Si, ya desde ese entonces tenía mis rarezas. Ya había dejado de comer carne y
me rehusaba a tomar coca cola, así que en los almuerzos colectivos me
conformaba con las ensaladas y las papas fritas, con agua please. Lo que más
recuerdo fue la visita a Epcot, el parque destinado a la tecnología, a las
comunicaciones y a las culturas del mundo. Había un lago rodeado por pequeñas
imitaciones de ciudades capitales y monumentos de todo el mundo. Yo estaba ahí
y reconocía las ruinas mayas y aztecas y me maravillaba. Cuando recuerdo esos
momentos, o lo que queda de ellos, siento que mi elección por la antropología
no podría haber sido más clara, aún cuando en ese momento ni siquiera conocía
la palabra. También recuerdo muchos detalles que conocía de memoria como buena
niña criada con Disney, el castillo de la cenicienta, los personajes en sus
disfraces, los nombres de cada lugar fantástico. Mucho más de lo que yo
quisiera admitir (no suelo contar a nadie que viajé a Disney) ese viaje me
enseñó mucho, y sin duda avivó una llama curiosa en mi interior. Muchos años
después, con mi título de licenciada en trámite, me fui a México con una
hermana de la vida. Nos sacamos una foto recién subidas a ese gigante avión y
la sonrisa no nos entraba en nuestras caras. Fue un viaje de aventuras
inimaginables, esta vez sin coordinadoras más que nuestros propios deseos.
Fuimos a las ciudades, al mar Pacífico y Caribe, viajamos a dedo, dormimos
adentro de camiones, en hamacas, en una carpa con varillas hechas de caños para
el agua.

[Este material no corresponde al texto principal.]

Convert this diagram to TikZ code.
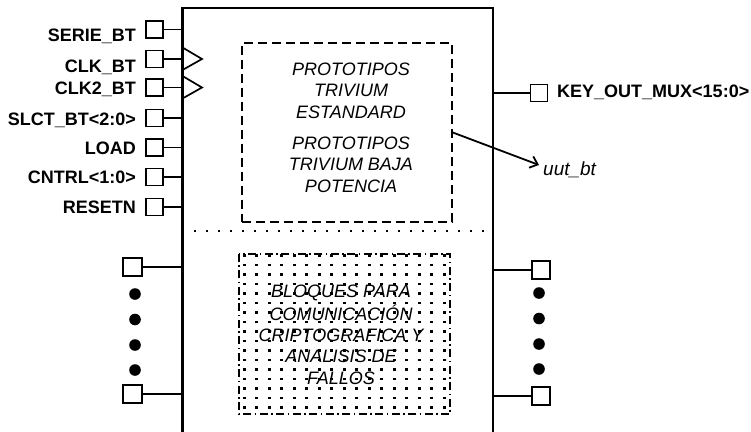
\documentclass[tikz,border=0pt]{standalone}
\usepackage{fontspec}
\setmainfont{Liberation Sans}
\usetikzlibrary{arrows.meta}
\tikzset{
  pin/.style={draw, line width=1.8pt, fill=white, minimum size=17pt, inner sep=0pt},
  pinline/.style={line width=1.8pt},
  lbl/.style={font=\fontsize{18}{21}\selectfont\bfseries, inner sep=0pt},
  itx/.style={font=\fontsize{18}{21}\selectfont\itshape, inner sep=0pt, anchor=base},
  body/.style={line width=2.5pt},
  clk/.style={line width=1.7pt},
  bigdot/.style={fill=black},
}
\begin{document}
\begin{tikzpicture}[x=1pt,y=-1pt]
\useasboundingbox (0,0) rectangle (751,431);
% main body (open at the bottom)
\coordinate (BL) at (182.5,433);
\coordinate (TL) at (182.5,8);
\coordinate (TR) at (492.8,8);
\coordinate (BR) at (492.8,433);
\draw[body] (BL) -- (TL) -- (TR) -- (BR);

% left pins
\foreach \n/\y/\ly/\t in {a/29.5/41.7/SERIE\_BT, b/59/72.7/CLK\_BT, c/87.5/94.3/CLK2\_BT, d/118/125/SLCT\_BT<2:0>, e/147.5/154/LOAD, f/177/183.3/CNTRL<1:0>, g/207/213.3/RESETN}{
  \node[pin] (p\n) at (154.5,\y) {};
  \coordinate (q\n) at (182.5,\y);
  \draw[pinline] (p\n.east) -- (q\n);
  \node[lbl, anchor=base east] (l\n) at (136,\ly) {\t};
}
% clock triangles
\draw[clk] (182.5,47.5) -- (qb -| 202,0) -- (182.5,70);
\draw[clk] (182.5,76) -- (qc -| 202,0) -- (182.5,98.5);

% right output pin
\node[pin] (pk) at (539,93) {};
\coordinate (qk) at (492.8,93);
\draw[pinline] (qk) -- (pk.west);
\node[lbl, anchor=base west] (lk) at (557,97.3) {KEY\_OUT\_MUX<15:0>};

% upper dashed block
\node[draw, line width=2pt, dash pattern=on 9pt off 5pt, minimum width=210pt, minimum height=179pt, inner sep=0pt] (up) at (346.8,132) {};
\node[itx] (t1) at (351,75.7) {PROTOTIPOS};
\node[itx] (t2) at (351,96.7) {TRIVIUM};
\node[itx] (t3) at (351,118) {ESTANDARD};
\node[itx] (t4) at (351,149) {PROTOTIPOS};
\node[itx] (t5) at (351,170) {TRIVIUM BAJA};
\node[itx] (t6) at (351,192) {POTENCIA};

% uut_bt pointer
\coordinate (ua) at (up.east |- 0,132.5);
\node[font=\fontsize{19}{22}\selectfont\itshape, inner sep=0pt, anchor=base west] (uut) at (543,175) {uut\_bt};
\coordinate (ub) at (539,165);
\draw[line width=1.8pt, -{Straight Barb[length=7pt,width=12pt,line width=1.8pt]}] (ua) -- (ub);

% dotted separator
\coordinate (s1) at (194,231);
\coordinate (s2) at (488,231);
\draw[line width=1.8pt, dash pattern=on 1.8pt off 10.2pt] (s1) -- (s2);

% lower dotted block
\node[minimum width=211pt, minimum height=160pt, inner sep=0pt] (low) at (344.5,334) {};
\foreach \xx in {244.2,256.7,...,448}{
  \foreach \yy in {255.5,265,...,412}{
    \fill (\xx-1.3,\yy-1.3) rectangle ++(2.6,2.6);
  }
}
\draw[line width=1.8pt, dash pattern=on 8pt off 3.5pt on 1.5pt off 3.5pt] (low.north west) rectangle (low.south east);
\node[itx] (b1) at (341,297.3) {BLOQUES PARA};
\node[itx] (b2) at (341,320) {COMUNICACIÓN};
\node[itx] (b3) at (341,341.7) {CRIPTOGRAFICA Y};
\node[itx] (b4) at (341,362.7) {ANALISIS DE};
\node[itx] (b5) at (341,384) {FALLOS};

% lower left pins
\node[pin, minimum size=18.5pt] (ll1) at (132.5,267) {};
\node[pin, minimum size=18.5pt] (ll2) at (132.5,394) {};
\draw[pinline] (ll1.east) -- (ll1.east -| BL);
\draw[pinline] (ll2.east) -- (ll2.east -| BL);
\foreach \yy [count=\i] in {294,319.5,345,370}{
  \fill[bigdot] (135,\yy) circle (5.8pt) coordinate (ld\i);
}
% lower right pins
\node[pin, minimum size=18.5pt] (rl1) at (541,270) {};
\node[pin, minimum size=18.5pt] (rl2) at (541,396) {};
\draw[pinline] (rl1.west) -- (rl1.west -| BR);
\draw[pinline] (rl2.west) -- (rl2.west -| BR);
\foreach \yy [count=\i] in {293,318.5,344,369}{
  \fill[bigdot] (539,\yy) circle (5.8pt) coordinate (rd\i);
}
\end{tikzpicture}
\end{document}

Hicimos circo en las esquinas para pagarnos los elotes y la chela.
Hicimos amigos y amigas de lujo. Bailamos con el fuego en la arena y nos
perdimos por la selva maya, para encontrarnos con la magia misma. Hicimos
caminos circulares, contra todo manual del buen viajero, repetimos la ruta que
nos hacía vomitar más de tres veces, comimos tlayudas y probamos el mejor ron
del mundo en Oaxaca. Ese viaje me dejó tatuajes en el corazón, huellas de
colores, de risas, de lágrimas y enojos también, de caminos al alma y a la
vida. Empezamos el 2013 con luna llena en Zipolite, esa playa que nos hizo tan
felices, volvería a ese lugar toda la vida. En México la palabra antropología
era conocida, y cualquier persona sabía de su significado, mucho más que
cualquier taxista charlatán de La Plata. En Coatzacoalcos dimos talleres para
niñxs y sin duda confirmé que tantos años de estudio tenían sus motivos. Un año
después, si, qué afortunada, estaba empezando el año en otro país: Colombia.

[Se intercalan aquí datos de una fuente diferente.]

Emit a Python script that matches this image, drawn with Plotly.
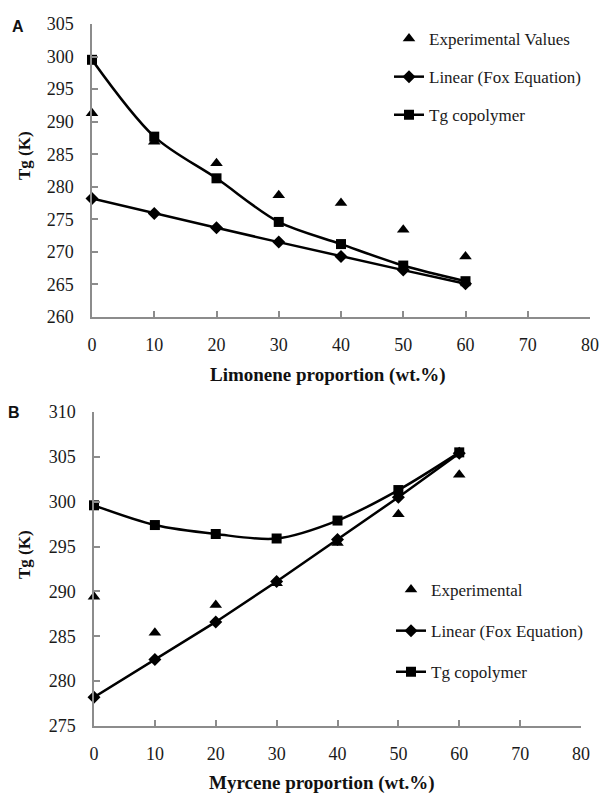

Esta vez fue un viaje de pareja, no era el primero pero si fue importante.
Empezamos el 2014 en San Agustín, con sol, río y una hermosa guerra de harina
que cubrió por unas horas las calles del pueblo. No lo sabíamos, pero un año
más adelante el 2015 empezaría con una panza de seis meses y un pececito aún
sin nombre dando vueltas por nuestras vidas. Me acuerdo que salimos de la casa
de Ringuelet y antes nos compramos unas empanaditas del señor de a la vuelta de
la esquina, las mejores empanadas de verdura de la plata, nunca tuvo nombre el
local. Tomamos el plaza y el tienda león y en ezeiza nos tomamos una birra
carísima. Pero así fue ese viaje: de sacudirnos a gustos y placeres sin pausa.

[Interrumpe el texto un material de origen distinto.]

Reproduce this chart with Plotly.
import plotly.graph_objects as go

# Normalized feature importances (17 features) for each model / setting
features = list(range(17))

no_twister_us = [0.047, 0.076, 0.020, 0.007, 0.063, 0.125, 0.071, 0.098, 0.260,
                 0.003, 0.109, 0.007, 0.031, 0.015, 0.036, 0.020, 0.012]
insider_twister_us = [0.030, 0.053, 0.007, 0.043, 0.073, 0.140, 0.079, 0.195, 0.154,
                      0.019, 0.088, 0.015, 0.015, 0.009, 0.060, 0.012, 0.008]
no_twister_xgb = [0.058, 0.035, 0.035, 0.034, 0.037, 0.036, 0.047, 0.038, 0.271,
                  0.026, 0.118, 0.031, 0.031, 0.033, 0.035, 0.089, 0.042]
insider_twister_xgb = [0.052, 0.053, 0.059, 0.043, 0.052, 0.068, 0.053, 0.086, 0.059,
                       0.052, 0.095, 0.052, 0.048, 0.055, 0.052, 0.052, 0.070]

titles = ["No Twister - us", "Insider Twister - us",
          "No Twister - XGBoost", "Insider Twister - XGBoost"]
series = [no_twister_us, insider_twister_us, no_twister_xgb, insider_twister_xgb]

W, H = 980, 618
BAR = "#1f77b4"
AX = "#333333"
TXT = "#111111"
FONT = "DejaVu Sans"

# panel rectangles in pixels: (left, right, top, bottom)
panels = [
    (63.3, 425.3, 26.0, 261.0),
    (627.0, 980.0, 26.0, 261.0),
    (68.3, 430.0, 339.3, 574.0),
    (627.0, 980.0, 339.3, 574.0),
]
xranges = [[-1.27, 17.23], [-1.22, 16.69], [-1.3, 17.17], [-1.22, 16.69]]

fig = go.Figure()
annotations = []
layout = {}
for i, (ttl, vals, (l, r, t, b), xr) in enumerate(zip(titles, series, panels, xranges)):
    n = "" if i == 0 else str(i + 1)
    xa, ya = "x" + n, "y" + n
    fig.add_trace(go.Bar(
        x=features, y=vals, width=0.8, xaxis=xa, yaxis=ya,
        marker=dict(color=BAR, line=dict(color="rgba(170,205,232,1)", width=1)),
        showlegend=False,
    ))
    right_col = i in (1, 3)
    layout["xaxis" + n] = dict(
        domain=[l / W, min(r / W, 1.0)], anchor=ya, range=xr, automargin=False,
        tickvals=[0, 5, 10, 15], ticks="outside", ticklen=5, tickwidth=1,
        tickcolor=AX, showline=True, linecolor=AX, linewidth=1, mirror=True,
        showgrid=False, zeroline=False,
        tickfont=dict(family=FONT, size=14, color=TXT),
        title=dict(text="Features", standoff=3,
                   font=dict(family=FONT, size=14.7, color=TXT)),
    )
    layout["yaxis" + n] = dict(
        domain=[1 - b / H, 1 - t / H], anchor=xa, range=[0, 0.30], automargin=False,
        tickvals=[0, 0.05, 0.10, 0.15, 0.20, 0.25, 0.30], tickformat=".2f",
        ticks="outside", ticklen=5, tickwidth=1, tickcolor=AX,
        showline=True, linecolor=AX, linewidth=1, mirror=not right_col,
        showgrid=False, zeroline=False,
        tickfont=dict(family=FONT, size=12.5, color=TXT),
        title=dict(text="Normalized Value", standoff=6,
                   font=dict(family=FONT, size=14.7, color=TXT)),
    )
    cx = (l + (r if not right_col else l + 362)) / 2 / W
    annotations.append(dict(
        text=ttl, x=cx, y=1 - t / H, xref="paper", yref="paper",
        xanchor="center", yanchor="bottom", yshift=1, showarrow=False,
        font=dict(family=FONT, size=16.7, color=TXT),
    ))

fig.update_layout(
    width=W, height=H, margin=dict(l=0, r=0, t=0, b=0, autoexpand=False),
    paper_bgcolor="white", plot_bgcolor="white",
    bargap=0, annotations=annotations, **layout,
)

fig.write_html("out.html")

Hasta compartimos la hermosa aventura de escribir juntos un blog (que por
momentos podría haber terminado nuestra relación, pero lo sobrevivimos, y es
uno de los mejores registros de viaje de mi vida. Pueden chusmear crónicas y
fotos acá: https://piesviajantes.wordpress.com/).
Fue un viaje de amor, de probar sabores, de dormir en la playa, en hamacas, en
carpitas alquiladas. Nos caminamos las ciudades de norte a sur y de este a
oeste, también atravesamos ese camino mágico de piedras gigantescas rumbo a las
playas del tayrona. Nos recorrimos los caminos de la risa y de la piel, del
calor, de la música, de los sueños. Fuimos a los sitios arqueológicos y a las parrandas
populares, hasta nos topamos con un desalojo policial. Navegamos el magdalena y
los riachuelos alrededor de Mompox, caminamos las calles de los Buendía. Hoy me
subo a este avión y estoy sola. No es que no haya viajado sola antes, pero no
sé si tan lejos. El tiempo en el avión es traicionero y en algún momento debo avanzar
mi reloj cuatro horas para adelante. Cuando al fin empieza a vencerme el sueño,
después de varios días de nervios y mal dormir, lloro como una cascada porque
siento que ya extraño todo, cada abrazo, cada beso, cada risa. No siempre los
viajes son una explosión de placeres. Pero acá estoy, en una de las cunas del
capitalismo y de occidente, sin dudas aprendiendo intensamente de mi misma. Por
supuesto, también tengo mi agenda de cursos y obligaciones. Eso quedará para
otra historia. Para el próximo viaje lejano quizás. La antropología, de alguna
forma u otra, siempre ha estado en mi mochila.